STATED PROBLEM:
From the entries below, gather every line containing the string "with".

DATASET CONTENT:

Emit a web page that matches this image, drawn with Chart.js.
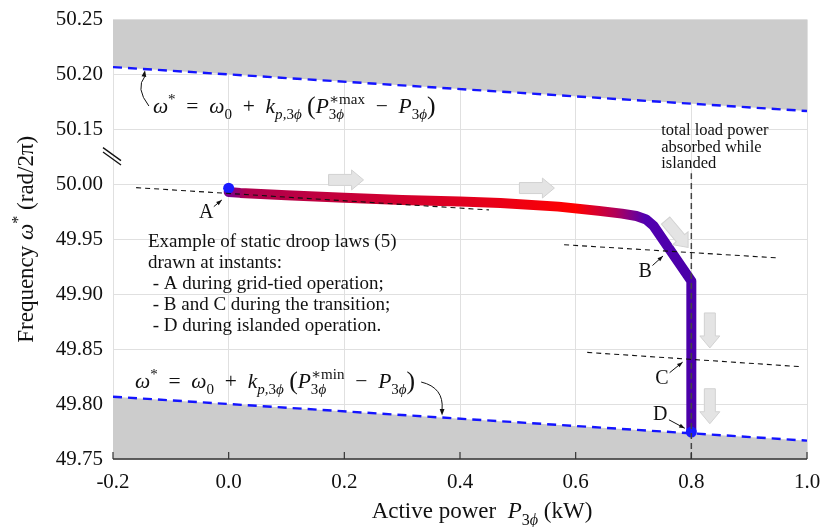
...
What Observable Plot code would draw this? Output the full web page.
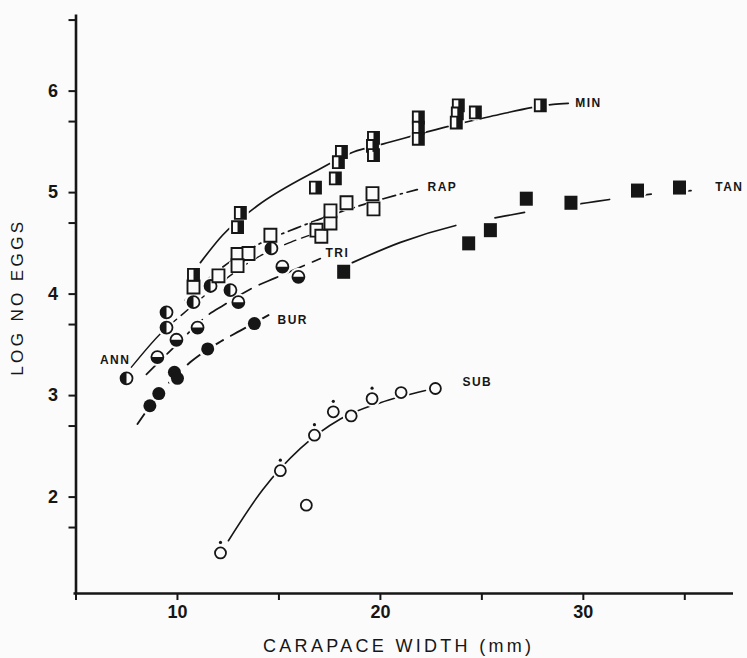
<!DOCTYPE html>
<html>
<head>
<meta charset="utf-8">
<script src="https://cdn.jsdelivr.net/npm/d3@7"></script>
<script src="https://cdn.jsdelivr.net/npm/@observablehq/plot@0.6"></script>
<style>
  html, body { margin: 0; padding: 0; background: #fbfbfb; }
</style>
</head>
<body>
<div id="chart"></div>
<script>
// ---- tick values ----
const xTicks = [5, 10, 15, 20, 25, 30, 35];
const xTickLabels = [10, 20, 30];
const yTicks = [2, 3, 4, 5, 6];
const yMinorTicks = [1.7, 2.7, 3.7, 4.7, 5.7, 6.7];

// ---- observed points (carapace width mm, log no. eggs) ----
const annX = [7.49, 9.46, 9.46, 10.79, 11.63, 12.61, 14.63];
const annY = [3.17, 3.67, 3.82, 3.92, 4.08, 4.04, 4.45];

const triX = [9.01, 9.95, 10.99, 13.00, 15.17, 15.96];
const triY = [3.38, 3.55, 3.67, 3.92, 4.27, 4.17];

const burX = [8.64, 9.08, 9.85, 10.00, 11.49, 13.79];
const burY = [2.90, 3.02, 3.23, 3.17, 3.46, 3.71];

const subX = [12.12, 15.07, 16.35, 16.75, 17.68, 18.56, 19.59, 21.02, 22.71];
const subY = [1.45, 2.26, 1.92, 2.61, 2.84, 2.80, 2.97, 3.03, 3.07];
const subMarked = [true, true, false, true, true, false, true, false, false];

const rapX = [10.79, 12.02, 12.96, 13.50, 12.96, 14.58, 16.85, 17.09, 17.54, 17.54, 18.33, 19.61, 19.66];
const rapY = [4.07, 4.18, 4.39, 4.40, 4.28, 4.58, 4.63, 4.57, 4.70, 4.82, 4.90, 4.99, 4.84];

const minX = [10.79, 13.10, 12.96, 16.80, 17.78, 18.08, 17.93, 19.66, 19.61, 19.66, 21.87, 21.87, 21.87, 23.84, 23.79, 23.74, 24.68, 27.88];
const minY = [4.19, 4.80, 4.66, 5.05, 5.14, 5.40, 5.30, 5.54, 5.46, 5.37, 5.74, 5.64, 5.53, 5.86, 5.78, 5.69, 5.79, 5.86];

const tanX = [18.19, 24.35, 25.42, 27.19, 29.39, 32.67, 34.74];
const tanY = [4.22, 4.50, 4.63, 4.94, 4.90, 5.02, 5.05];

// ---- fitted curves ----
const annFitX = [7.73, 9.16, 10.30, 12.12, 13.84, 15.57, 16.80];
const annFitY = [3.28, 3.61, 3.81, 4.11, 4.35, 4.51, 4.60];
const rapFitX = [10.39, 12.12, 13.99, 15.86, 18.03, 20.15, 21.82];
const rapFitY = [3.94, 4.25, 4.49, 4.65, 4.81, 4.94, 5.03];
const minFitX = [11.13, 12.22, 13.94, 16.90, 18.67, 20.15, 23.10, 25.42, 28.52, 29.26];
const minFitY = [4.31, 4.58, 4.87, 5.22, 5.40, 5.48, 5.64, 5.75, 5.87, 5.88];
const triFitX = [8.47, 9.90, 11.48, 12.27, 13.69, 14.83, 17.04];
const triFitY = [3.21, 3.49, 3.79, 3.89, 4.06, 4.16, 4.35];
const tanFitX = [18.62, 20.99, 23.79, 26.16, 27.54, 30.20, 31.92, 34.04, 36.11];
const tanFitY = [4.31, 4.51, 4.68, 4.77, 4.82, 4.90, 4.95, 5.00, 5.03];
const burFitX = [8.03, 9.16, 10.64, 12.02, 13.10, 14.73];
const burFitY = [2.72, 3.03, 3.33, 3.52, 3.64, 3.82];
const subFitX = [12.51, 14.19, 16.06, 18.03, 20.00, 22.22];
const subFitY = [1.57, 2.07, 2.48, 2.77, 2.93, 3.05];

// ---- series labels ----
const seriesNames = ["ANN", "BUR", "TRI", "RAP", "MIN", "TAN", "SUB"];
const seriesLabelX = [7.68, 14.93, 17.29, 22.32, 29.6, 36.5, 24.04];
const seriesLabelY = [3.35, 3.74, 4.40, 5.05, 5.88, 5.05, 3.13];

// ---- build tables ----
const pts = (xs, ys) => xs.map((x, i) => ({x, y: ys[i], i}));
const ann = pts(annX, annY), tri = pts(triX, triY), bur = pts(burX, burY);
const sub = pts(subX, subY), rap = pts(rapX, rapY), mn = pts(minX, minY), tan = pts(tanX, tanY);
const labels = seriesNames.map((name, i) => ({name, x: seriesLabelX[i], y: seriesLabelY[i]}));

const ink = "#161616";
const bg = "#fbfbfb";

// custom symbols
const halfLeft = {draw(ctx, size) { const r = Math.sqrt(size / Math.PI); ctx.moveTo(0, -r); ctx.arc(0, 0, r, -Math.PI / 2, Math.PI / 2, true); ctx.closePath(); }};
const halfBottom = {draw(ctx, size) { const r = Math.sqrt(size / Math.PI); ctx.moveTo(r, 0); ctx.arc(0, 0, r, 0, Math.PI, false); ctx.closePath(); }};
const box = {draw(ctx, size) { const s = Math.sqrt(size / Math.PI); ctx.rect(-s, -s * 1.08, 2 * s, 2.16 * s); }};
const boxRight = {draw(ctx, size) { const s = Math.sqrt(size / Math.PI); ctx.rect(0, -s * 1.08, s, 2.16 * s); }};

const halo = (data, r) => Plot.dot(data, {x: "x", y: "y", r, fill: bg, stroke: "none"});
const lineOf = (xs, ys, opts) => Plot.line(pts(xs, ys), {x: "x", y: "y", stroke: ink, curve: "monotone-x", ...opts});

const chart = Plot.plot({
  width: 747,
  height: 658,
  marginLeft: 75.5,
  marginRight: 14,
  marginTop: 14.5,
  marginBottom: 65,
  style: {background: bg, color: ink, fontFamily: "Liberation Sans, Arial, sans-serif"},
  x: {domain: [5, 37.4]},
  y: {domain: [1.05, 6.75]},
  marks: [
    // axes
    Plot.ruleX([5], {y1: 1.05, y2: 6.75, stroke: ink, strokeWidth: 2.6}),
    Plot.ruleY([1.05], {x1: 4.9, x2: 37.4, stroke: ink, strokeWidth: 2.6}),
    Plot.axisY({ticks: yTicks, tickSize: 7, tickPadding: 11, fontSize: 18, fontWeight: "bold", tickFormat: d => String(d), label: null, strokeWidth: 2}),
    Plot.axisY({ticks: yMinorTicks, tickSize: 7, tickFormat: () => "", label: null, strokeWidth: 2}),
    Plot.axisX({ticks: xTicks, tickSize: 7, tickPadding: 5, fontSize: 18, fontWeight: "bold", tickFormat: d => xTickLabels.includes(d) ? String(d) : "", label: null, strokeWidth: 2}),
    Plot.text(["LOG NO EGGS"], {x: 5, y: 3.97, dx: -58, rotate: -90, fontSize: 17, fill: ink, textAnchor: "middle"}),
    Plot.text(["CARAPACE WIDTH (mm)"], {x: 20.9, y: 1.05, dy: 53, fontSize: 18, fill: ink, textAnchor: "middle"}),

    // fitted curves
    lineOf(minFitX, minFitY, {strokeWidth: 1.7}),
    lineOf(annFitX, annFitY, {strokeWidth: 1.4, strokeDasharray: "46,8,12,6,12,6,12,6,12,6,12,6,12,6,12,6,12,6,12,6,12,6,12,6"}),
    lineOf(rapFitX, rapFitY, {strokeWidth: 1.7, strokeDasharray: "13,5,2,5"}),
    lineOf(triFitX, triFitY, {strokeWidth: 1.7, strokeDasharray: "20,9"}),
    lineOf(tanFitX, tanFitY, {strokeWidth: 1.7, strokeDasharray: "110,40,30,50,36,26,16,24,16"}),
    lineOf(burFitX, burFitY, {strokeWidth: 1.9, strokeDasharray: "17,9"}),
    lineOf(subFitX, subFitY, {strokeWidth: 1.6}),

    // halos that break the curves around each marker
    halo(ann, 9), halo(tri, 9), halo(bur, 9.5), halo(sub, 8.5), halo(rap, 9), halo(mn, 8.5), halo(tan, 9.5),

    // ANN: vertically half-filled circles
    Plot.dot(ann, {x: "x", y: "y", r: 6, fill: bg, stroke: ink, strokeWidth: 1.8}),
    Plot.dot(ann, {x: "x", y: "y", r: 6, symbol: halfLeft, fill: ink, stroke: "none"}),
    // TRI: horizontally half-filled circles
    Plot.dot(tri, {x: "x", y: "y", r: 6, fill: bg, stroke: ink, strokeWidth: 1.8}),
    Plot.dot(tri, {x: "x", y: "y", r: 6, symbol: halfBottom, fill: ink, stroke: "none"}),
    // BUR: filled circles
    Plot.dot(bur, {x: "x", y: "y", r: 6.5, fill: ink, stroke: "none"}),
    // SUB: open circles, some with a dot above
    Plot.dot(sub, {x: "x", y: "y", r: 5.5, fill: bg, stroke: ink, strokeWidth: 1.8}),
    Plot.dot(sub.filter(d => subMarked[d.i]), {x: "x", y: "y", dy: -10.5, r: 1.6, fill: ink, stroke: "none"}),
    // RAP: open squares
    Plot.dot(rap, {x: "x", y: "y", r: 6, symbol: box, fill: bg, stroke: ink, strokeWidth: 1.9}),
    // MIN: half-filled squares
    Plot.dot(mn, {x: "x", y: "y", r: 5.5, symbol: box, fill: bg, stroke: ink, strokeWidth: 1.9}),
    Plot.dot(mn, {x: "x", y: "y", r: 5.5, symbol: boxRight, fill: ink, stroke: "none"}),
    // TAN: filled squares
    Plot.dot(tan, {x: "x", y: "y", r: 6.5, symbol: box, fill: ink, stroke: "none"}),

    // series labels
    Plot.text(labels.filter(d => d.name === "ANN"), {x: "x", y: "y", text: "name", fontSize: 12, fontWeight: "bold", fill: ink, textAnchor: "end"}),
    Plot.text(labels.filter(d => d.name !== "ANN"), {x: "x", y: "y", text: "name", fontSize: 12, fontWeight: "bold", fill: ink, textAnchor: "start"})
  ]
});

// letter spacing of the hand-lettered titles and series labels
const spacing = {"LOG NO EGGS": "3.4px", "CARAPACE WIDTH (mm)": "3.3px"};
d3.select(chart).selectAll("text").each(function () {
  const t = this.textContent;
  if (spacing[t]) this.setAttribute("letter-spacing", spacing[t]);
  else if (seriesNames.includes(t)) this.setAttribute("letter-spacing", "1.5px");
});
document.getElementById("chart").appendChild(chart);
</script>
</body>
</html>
---
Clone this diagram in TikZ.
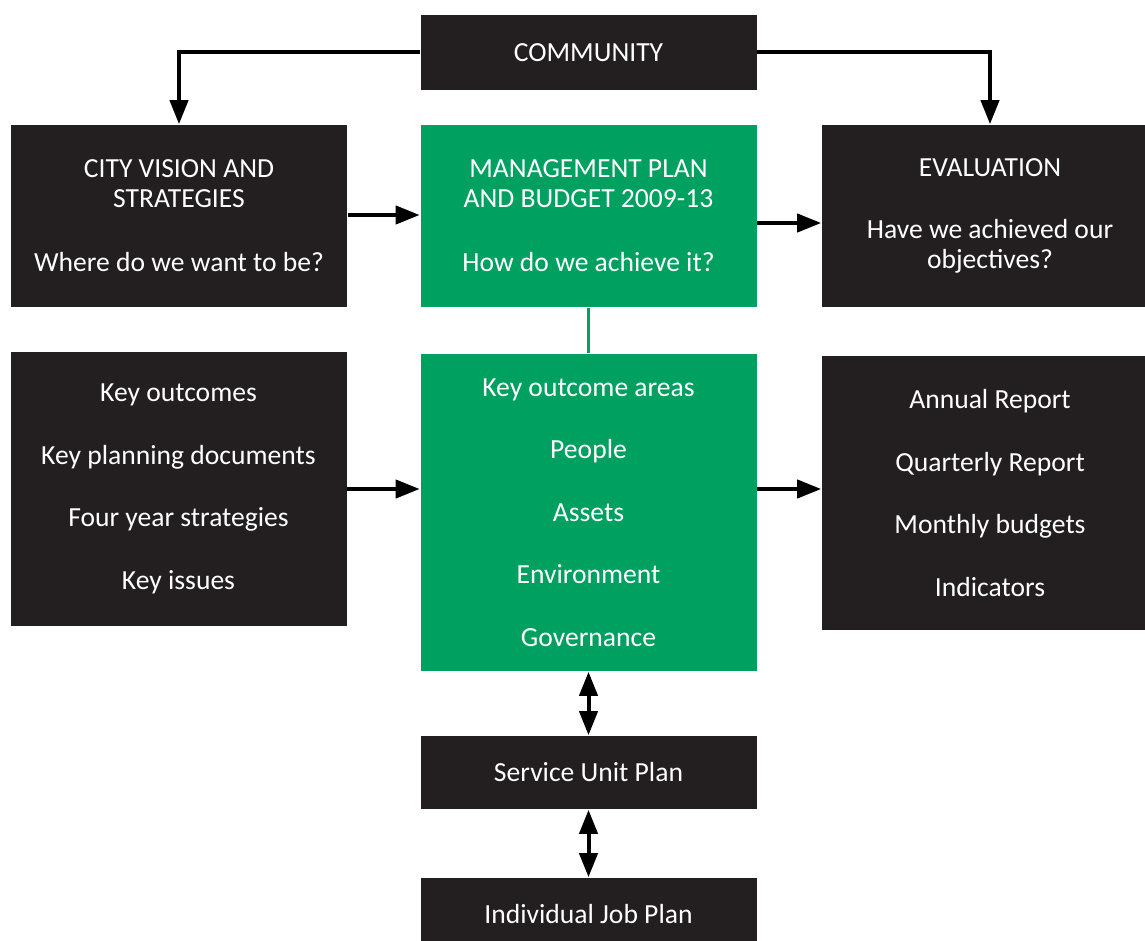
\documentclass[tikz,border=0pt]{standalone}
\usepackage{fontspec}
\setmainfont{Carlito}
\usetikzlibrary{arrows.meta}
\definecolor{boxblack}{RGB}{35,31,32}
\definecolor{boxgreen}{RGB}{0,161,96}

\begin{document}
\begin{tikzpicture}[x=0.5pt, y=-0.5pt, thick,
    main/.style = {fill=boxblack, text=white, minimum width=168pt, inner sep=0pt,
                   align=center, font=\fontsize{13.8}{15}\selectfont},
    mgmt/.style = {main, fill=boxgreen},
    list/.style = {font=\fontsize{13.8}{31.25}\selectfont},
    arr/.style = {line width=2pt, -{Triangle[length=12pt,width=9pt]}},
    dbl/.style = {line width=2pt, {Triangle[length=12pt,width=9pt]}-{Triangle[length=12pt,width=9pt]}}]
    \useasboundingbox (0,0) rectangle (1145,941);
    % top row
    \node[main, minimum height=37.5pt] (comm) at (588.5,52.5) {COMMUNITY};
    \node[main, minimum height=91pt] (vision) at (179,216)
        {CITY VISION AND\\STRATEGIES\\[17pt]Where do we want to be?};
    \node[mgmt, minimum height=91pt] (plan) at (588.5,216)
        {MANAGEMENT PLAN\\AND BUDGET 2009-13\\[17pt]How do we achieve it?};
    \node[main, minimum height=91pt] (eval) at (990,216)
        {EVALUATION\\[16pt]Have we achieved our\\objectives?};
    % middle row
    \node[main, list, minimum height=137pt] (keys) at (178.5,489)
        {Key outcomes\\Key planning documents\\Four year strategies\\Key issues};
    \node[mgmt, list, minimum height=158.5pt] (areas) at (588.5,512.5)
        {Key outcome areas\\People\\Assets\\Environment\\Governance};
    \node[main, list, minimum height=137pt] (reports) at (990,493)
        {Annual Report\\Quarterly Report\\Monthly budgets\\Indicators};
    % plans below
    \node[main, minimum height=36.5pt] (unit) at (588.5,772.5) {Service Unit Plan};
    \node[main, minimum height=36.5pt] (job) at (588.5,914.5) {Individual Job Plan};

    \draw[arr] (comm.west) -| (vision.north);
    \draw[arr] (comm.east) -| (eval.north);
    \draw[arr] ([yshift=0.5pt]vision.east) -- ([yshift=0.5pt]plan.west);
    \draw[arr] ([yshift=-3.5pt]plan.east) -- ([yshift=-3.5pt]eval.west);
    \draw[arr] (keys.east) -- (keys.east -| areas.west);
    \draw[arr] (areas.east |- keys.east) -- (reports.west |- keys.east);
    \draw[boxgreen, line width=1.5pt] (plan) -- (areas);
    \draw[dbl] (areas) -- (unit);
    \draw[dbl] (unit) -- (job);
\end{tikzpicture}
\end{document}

REPLY TO THE EXERCISE:
Emit a web page that matches this image, drawn with Chart.js.
    // SUB: open circles, some with a dot above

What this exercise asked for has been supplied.